What changes for intra EU transaction reporting 

Today, many businesses report cross border transactions through periodic summaries such as recapitulative statements. ViDA moves this toward invoice level, near real time reporting. Instead of aggregated totals, tax authorities will receive detailed data for each cross border invoice. 

This enables cross checks between member states. A supplier report in one country can be matched quickly against the buyer report in another country. Mismatches become visible sooner, reducing opportunities for missing trader fraud and similar schemes that rely on delays and limited data. 

For businesses, this means invoice issuance timing, VAT ID accuracy, and master data quality become even more important. If customer VAT numbers, addresses, product classifications, or tax codes are inaccurate, errors will surface immediately and can disrupt the transaction chain. 

Technical implementation and ERP integration 

The transition to structured e invoicing and real time reporting is a technology driven change. Businesses will need systems that can generate EN 16931 compliant invoices, transmit data through compliant channels, receive validation feedback, and archive properly. 

For companies running complex ERP environments, the work typically includes integration with external platforms, mapping and cleansing master data, setting up monitoring and exception handling, and testing end to end transaction flows. This is especially relevant for SAP users, where compliance requirements often need specific configurations or specialized add ons. 

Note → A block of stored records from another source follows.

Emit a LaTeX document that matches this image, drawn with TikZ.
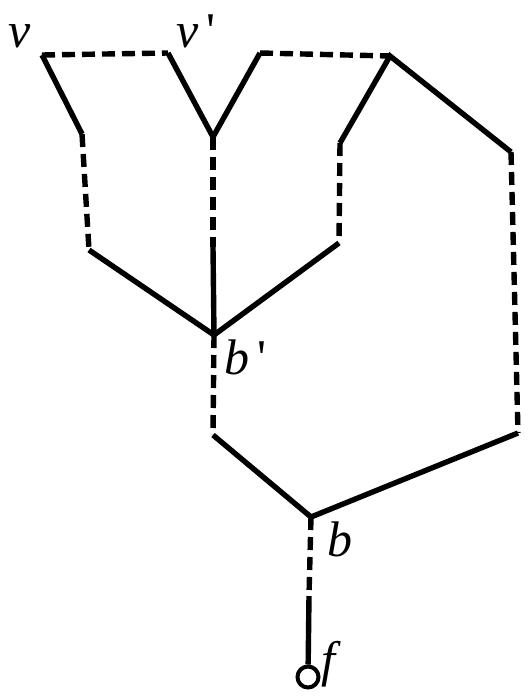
\documentclass[tikz,border=0pt]{standalone}
\usepackage{fontspec}
\setmainfont{Liberation Serif}
\begin{document}
\begin{tikzpicture}[x=1pt,y=-1pt,
  edge/.style={line width=5.4pt,line cap=butt,line join=miter},
  dedge/.style={edge,dash pattern=on 13pt off 7pt},
  lab/.style={anchor=base west,inner sep=0pt,font=\fontsize{50}{56}\selectfont\itshape},
  endpt/.style={circle,draw,line width=4pt,minimum size=21pt,inner sep=0pt}]
\useasboundingbox (0,0) rectangle (529,698);
% vertices
\coordinate (v) at (42,55);
\coordinate (vp) at (168,53);
\coordinate (vb) at (213,137);
\coordinate (t1) at (260,53);
\coordinate (t2) at (390,56);
\coordinate (r1) at (340,143);
\coordinate (r2) at (511,152);
\coordinate (l1) at (82,134);
\coordinate (l2) at (89,250);
\coordinate (m1) at (213,247);
\coordinate (bp) at (214,335);
\coordinate (r1b) at (339,243);
\coordinate (bp2) at (213,435);
\coordinate (b) at (311,517);
\coordinate (r2b) at (518,433);
\coordinate (f1) at (309,596);
\node[endpt] (f) at (308,677) {};
% edges
\draw[dedge] (v) -- (vp);
\draw[edge] (vp) -- (vb) -- (t1);
\draw[dedge] (t1) -- (t2);
\draw[edge] (r1) -- (t2) -- (r2);
\draw[edge] (v) -- (l1);
\draw[dedge] (l1) -- (l2);
\draw[edge] (l2) -- (bp);
\draw[dedge] (vb) -- (m1);
\draw[edge] (m1) -- (bp);
\draw[dedge] (r1) -- (r1b);
\draw[edge] (r1b) -- (bp);
\draw[dedge] (bp) -- (bp2);
\draw[edge] (bp2) -- (b);
\draw[dedge] (r2) -- (r2b);
\draw[edge] (r2b) -- (b);
\draw[dedge] (b) -- (f1);
\draw[edge] (f1) -- (f);
% labels
\node[lab] (lv) at (8,48) {v};
\node[lab] (lvp) at (176,48) {v\,{\upshape\textquotesingle}};
\node[lab] (lbp) at (224,374) {b\,{\upshape\textquotesingle}};
\node[lab] (lb) at (327,556) {b};
\node[lab] (lf) at (321,676) {f};
\end{tikzpicture}
\end{document}
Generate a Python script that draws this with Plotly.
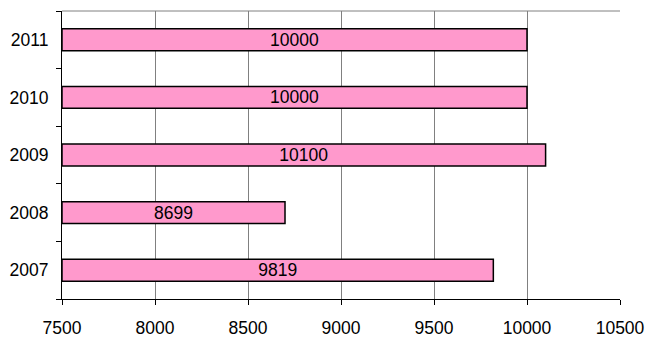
import plotly.graph_objects as go

years = ["2007", "2008", "2009", "2010", "2011"]
values = [9819, 8699, 10100, 10000, 10000]
labels = ["9819", "8699", "10100", "10000", "10000"]
xticks = [7500, 8000, 8500, 9000, 9500, 10000, 10500]
xtick_labels = ["7500", "8000", "8500", "9000", "9500", "10000", "10500"]
axis_min = 7500

fig = go.Figure(go.Bar(
    x=[v - axis_min for v in values], y=years, orientation="h",
    base=axis_min,
    text=labels, textposition="inside", insidetextanchor="middle",
    constraintext="none",
    textfont=dict(family="Liberation Sans, Arial", size=17.5, color="black"),
    insidetextfont=dict(family="Liberation Sans, Arial", size=17.5, color="black"),
    marker=dict(color="#FF99CC", line=dict(color="black", width=1.5)),
    width=0.38, cliponaxis=False, hoverinfo="skip",
))

fig.update_layout(
    width=650, height=349,
    margin=dict(l=62, r=30, t=11, b=50),
    paper_bgcolor="white", plot_bgcolor="white",
    showlegend=False,
    font=dict(family="Liberation Sans, Arial", size=17.5, color="black"),
    xaxis=dict(range=[7500, 10500], tickvals=xticks, ticktext=xtick_labels,
               showgrid=True, gridcolor="#808080", gridwidth=1,
               showline=True, linecolor="black", linewidth=1,
               ticks="outside", ticklen=5, tickcolor="black",
               ticklabelstandoff=8, zeroline=False, automargin=False,
               tickfont=dict(size=17.5)),
    yaxis=dict(categoryorder="array", categoryarray=years,
               showline=True, linecolor="black", linewidth=1,
               ticks="outside", ticklen=5, tickcolor="black", tickson="boundaries",
               ticklabelstandoff=9, showgrid=False, automargin=False,
               tickfont=dict(size=17.5)),
    shapes=[dict(type="line", xref="paper", yref="paper", x0=0, x1=1, y0=1, y1=1,
                 line=dict(color="#808080", width=1))],
)
fig.write_html("out.html")
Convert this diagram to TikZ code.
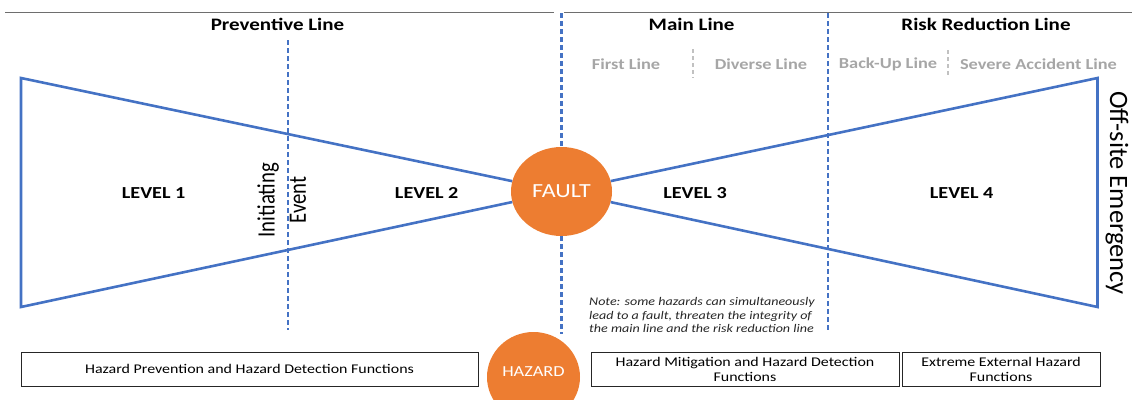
\documentclass[tikz,border=0pt]{standalone}
\usepackage{fontspec}
\setmainfont{Carlito}[FakeStretch=1.2]
\newfontfamily\rotfont{Carlito}
\usetikzlibrary{shapes.geometric}
\definecolor{lineblue}{HTML}{4472C4}
\definecolor{faultorange}{HTML}{ED7D31}
\definecolor{sublabelgray}{HTML}{A6A6A6}
\definecolor{rulegray}{HTML}{6E6E6E}
\tikzset{
  bowtie/.style={draw=lineblue, line width=2.6pt, line join=miter},
  divider/.style={draw=lineblue, line width=2.2pt, dash pattern=on 5pt off 3pt},
  subdivider/.style={draw=sublabelgray!70, line width=1.6pt, dash pattern=on 4pt off 3pt},
  toprule/.style={draw=rulegray, line width=1.2pt},
  header/.style={font=\bfseries\fontsize{17.5}{20}\selectfont, inner sep=0},
  sublabel/.style={font=\bfseries\fontsize{15.3}{17}\selectfont, text=sublabelgray, inner sep=0},
  level/.style={font=\bfseries\fontsize{16.8}{19}\selectfont, inner sep=0},
  orb/.style={ellipse, fill=faultorange, text=white, inner sep=0},
  funcbox/.style={draw=black!85, line width=1pt, align=center, inner sep=0,
    minimum height=34pt, font=\fontsize{13.3}{15}\selectfont},
  sidetext/.style={inner sep=0},
  notetext/.style={align=left, inner sep=0, text=black!85,
    font=\itshape\fontsize{11.7}{13.6}\selectfont}
}
\begin{document}
\begin{tikzpicture}[x=1pt,y=-1pt]
\useasboundingbox (0,0) rectangle (1132,399);

% top rule
\coordinate (ruleA) at (5,12.5);
\coordinate (ruleB) at (554,12.5);
\coordinate (ruleC) at (564,12.5);
\coordinate (ruleD) at (1132,12.5);
\draw[toprule] (ruleA) -- (ruleB);
\draw[toprule] (ruleC) -- (ruleD);

% headers
\node[header] (prevhdr) at (277.5,24) {Preventive Line};
\node[header] (mainhdr) at (691.6,24) {Main Line};
\node[header] (riskhdr) at (986,24) {Risk Reduction Line};

% sub labels
\node[sublabel] (first) at (626,64) {First Line};
\node[sublabel] (diverse) at (761,64) {Diverse Line};
\node[sublabel] (backup) at (888,64) {Back-Up Line};
\node[sublabel] (severe) at (1038.5,64) {Severe Accident Line};
\coordinate (sepAt) at (693,49);
\coordinate (sepAb) at (693,78);
\coordinate (sepBt) at (948,50);
\coordinate (sepBb) at (948,77);
\draw[subdivider] (sepAt) -- (sepAb);
\draw[subdivider] (sepBt) -- (sepBb);

% circles
\node[orb, minimum width=101pt, minimum height=89pt,
  font=\fontsize{20}{24}\selectfont] (fault) at (561.5,191.5) {FAULT};
\node[orb, minimum width=93pt, minimum height=90pt,
  font=\fontsize{15.3}{18}\selectfont] (hazard) at (533.5,377) {\raisebox{10pt}{HAZARD}};

% bow tie
\coordinate (TL) at (21,78);
\coordinate (BL) at (21,307);
\coordinate (TR) at (1097.5,78);
\coordinate (BR) at (1097.5,307);
\draw[bowtie] (fault) -- (TL) -- (BL) -- (fault);
\draw[bowtie] (fault) -- (TR) -- (BR) -- (fault);

% dividers
\coordinate (prevTop) at (288,40);
\coordinate (prevBot) at (288,330);
\draw[divider] (prevTop) -- (prevBot);
\coordinate (mainTop) at (561.5,13);
\coordinate (mainBot) at (561.5,334);
\draw[divider] (mainTop) -- (fault.north);
\draw[divider] (fault.south) -- (mainBot);
\coordinate (riskTop) at (827.6,13);
\coordinate (riskBot) at (827.6,332);
\draw[divider] (riskTop) -- (riskBot);

% level labels
\node[level] (lvl1) at (153.6,193) {LEVEL 1};
\node[level] (lvl2) at (426.7,193) {LEVEL 2};
\node[level] (lvl3) at (695,193) {LEVEL 3};
\node[level] (lvl4) at (961.6,193) {LEVEL 4};

% rotated texts
\node[sidetext, rotate=90] (init) at (284,200)
  {\scalebox{1}[1.2]{\rotfont\fontsize{20.8}{26}\selectfont\begin{tabular}{@{}c@{}}Initiating\\Event\end{tabular}}};
\node[sidetext, rotate=-90, font=\rotfont\fontsize{26.5}{30}\selectfont] (offsite) at (1117,193) {Off-site Emergency};

% note
\node[notetext, anchor=west] (note) at (589,315.3) {Note: some hazards can simultaneously\\lead to a fault, threaten the integrity of\\the main line and the risk reduction line};

% function boxes
\node[funcbox, minimum width=457pt] (box1) at (249.5,369) {Hazard Prevention and Hazard Detection Functions};
\node[funcbox, minimum width=308pt] (box2) at (745,369) {Hazard Mitigation and Hazard Detection\\Functions};
\node[funcbox, minimum width=198pt] (box3) at (1001,369) {Extreme External Hazard\\Functions};
\end{tikzpicture}
\end{document}
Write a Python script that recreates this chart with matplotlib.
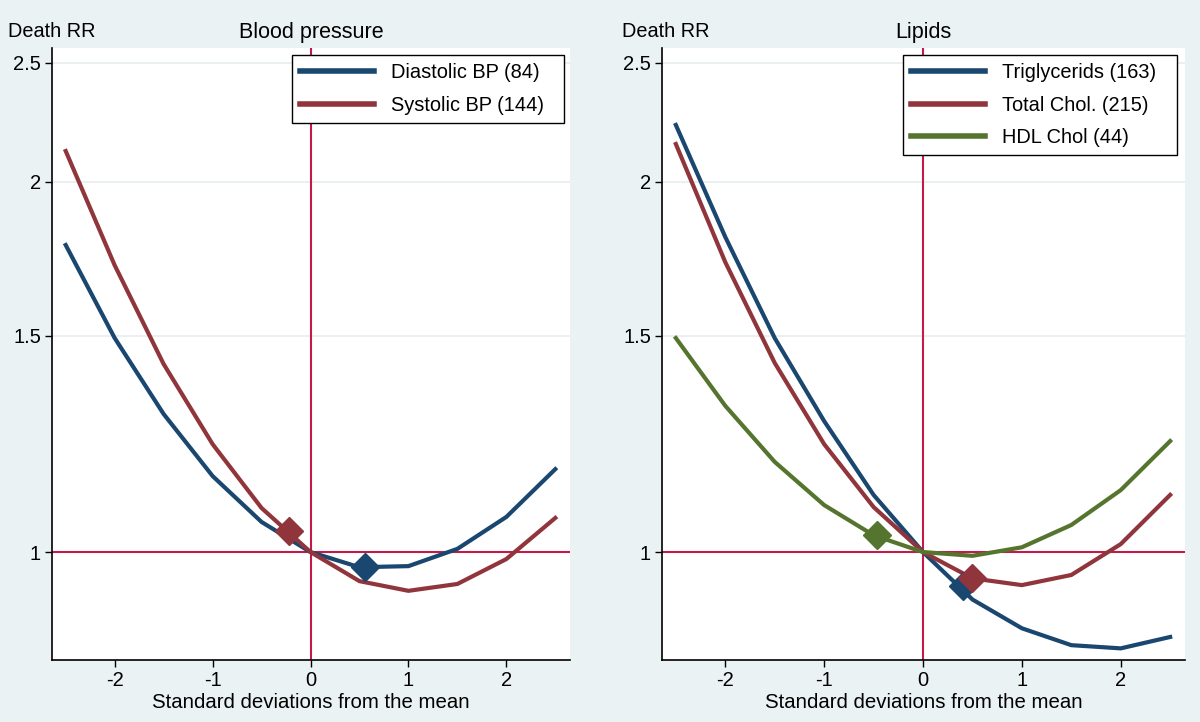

The most successful implementations treat this as a cross functional program, not only an IT project. Finance, tax, procurement, sales operations, and IT must work together, because the changes affect order to cash and procure to pay processes. 

A practical readiness approach 

Even if the main EU wide deadlines still feel far away, preparation takes time. A strong readiness plan usually includes four phases. 

First, a gap assessment. Review current invoicing workflows, cross border volumes, system capabilities, and master data quality. Identify where manual steps exist and where data issues commonly occur. 

Second, solution selection and planning. Decide whether to build internally, use a service provider, or deploy an ERP focused add on. Build a timeline that includes country scope, testing windows, and training. 

Third, implementation and testing. Configure structured invoice generation, connect to required platforms, and run realistic scenarios including credit notes and corrections. Establish clear rules for handling validation errors. 

Fourth, rollout and optimization. Go live in phases where possible, monitor error rates and performance, and continuously adjust processes as requirements evolve. 

Conclusion 

ViDA is pushing EU VAT compliance into a digital, structured, and near real time model. With mandatory e invoicing, EN 16931 based standards, and CTC driven reporting expectations, businesses will need to modernize invoicing and reporting processes across the EU. 

The shift brings challenges, especially around integration, data quality, and operational change. But it also creates opportunities: automation, fewer manual errors, better transparency, and potentially faster VAT processes. Companies that start early will avoid last minute pressure and will be better positioned for both compliance and operational efficiency.